%%

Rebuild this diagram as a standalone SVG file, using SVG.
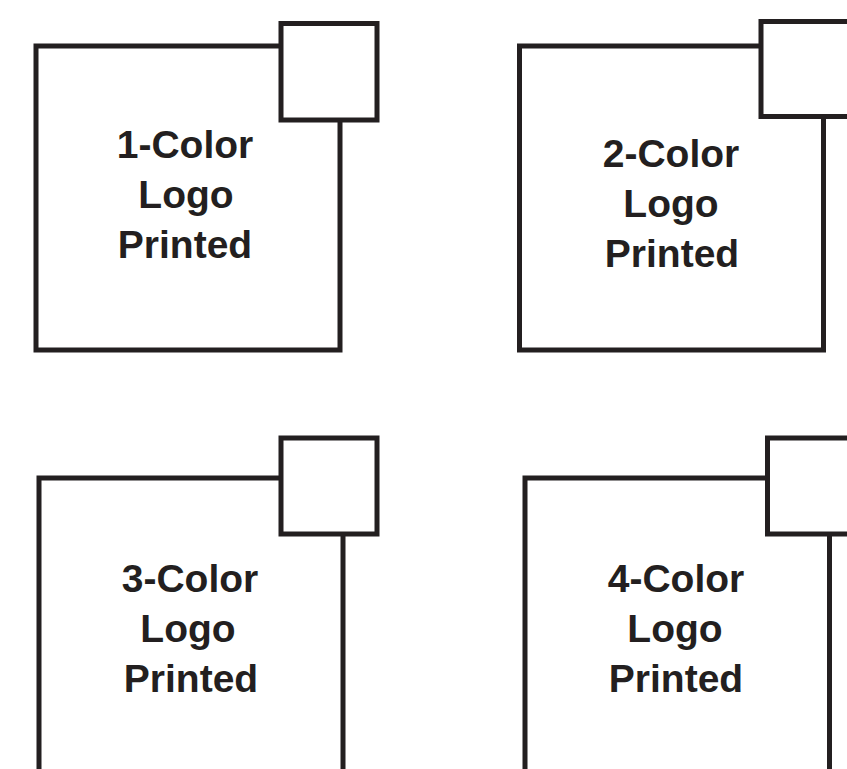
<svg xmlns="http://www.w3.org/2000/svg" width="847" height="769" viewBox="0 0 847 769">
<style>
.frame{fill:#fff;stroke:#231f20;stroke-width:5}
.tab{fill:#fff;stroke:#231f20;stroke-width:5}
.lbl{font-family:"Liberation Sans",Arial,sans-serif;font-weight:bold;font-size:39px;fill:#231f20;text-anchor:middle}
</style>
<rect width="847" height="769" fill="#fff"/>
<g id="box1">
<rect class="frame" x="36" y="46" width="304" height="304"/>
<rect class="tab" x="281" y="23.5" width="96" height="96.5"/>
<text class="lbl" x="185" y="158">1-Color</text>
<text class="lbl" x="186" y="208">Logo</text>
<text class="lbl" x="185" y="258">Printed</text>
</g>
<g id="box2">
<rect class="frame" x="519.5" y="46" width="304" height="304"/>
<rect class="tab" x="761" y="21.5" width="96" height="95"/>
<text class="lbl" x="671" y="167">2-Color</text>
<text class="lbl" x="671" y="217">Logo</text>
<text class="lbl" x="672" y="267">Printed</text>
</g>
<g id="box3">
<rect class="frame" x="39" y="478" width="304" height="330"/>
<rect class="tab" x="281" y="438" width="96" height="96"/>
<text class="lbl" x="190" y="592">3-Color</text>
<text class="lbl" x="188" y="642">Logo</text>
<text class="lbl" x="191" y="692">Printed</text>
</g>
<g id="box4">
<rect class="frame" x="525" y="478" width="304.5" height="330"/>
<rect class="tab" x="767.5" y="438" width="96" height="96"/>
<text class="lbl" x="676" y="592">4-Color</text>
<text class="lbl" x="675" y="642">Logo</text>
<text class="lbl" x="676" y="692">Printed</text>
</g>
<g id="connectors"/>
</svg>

%%

Reproduce the full listing faithfully, but do not carry over any pictures.

▸ **RESPONSE FOR THIS EXERCISE**:
Rebuild this diagram as a standalone SVG file, using SVG.
<svg xmlns="http://www.w3.org/2000/svg" width="847" height="769" viewBox="0 0 847 769">
<style>
.frame{fill:#fff;stroke:#231f20;stroke-width:5}
.tab{fill:#fff;stroke:#231f20;stroke-width:5}
.lbl{font-family:"Liberation Sans",Arial,sans-serif;font-weight:bold;font-size:39px;fill:#231f20;text-anchor:middle}
</style>
<rect width="847" height="769" fill="#fff"/>
<g id="box1">
<rect class="frame" x="36" y="46" width="304" height="304"/>
<rect class="tab" x="281" y="23.5" width="96" height="96.5"/>
<text class="lbl" x="185" y="158">1-Color</text>
<text class="lbl" x="186" y="208">Logo</text>
<text class="lbl" x="185" y="258">Printed</text>
</g>
<g id="box2">
<rect class="frame" x="519.5" y="46" width="304" height="304"/>
<rect class="tab" x="761" y="21.5" width="96" height="95"/>
<text class="lbl" x="671" y="167">2-Color</text>
<text class="lbl" x="671" y="217">Logo</text>
<text class="lbl" x="672" y="267">Printed</text>
</g>
<g id="box3">
<rect class="frame" x="39" y="478" width="304" height="330"/>
<rect class="tab" x="281" y="438" width="96" height="96"/>
<text class="lbl" x="190" y="592">3-Color</text>
<text class="lbl" x="188" y="642">Logo</text>
<text class="lbl" x="191" y="692">Printed</text>
</g>
<g id="box4">
<rect class="frame" x="525" y="478" width="304.5" height="330"/>
<rect class="tab" x="767.5" y="438" width="96" height="96"/>
<text class="lbl" x="676" y="592">4-Color</text>
<text class="lbl" x="675" y="642">Logo</text>
<text class="lbl" x="676" y="692">Printed</text>
</g>
<g id="connectors"/>
</svg>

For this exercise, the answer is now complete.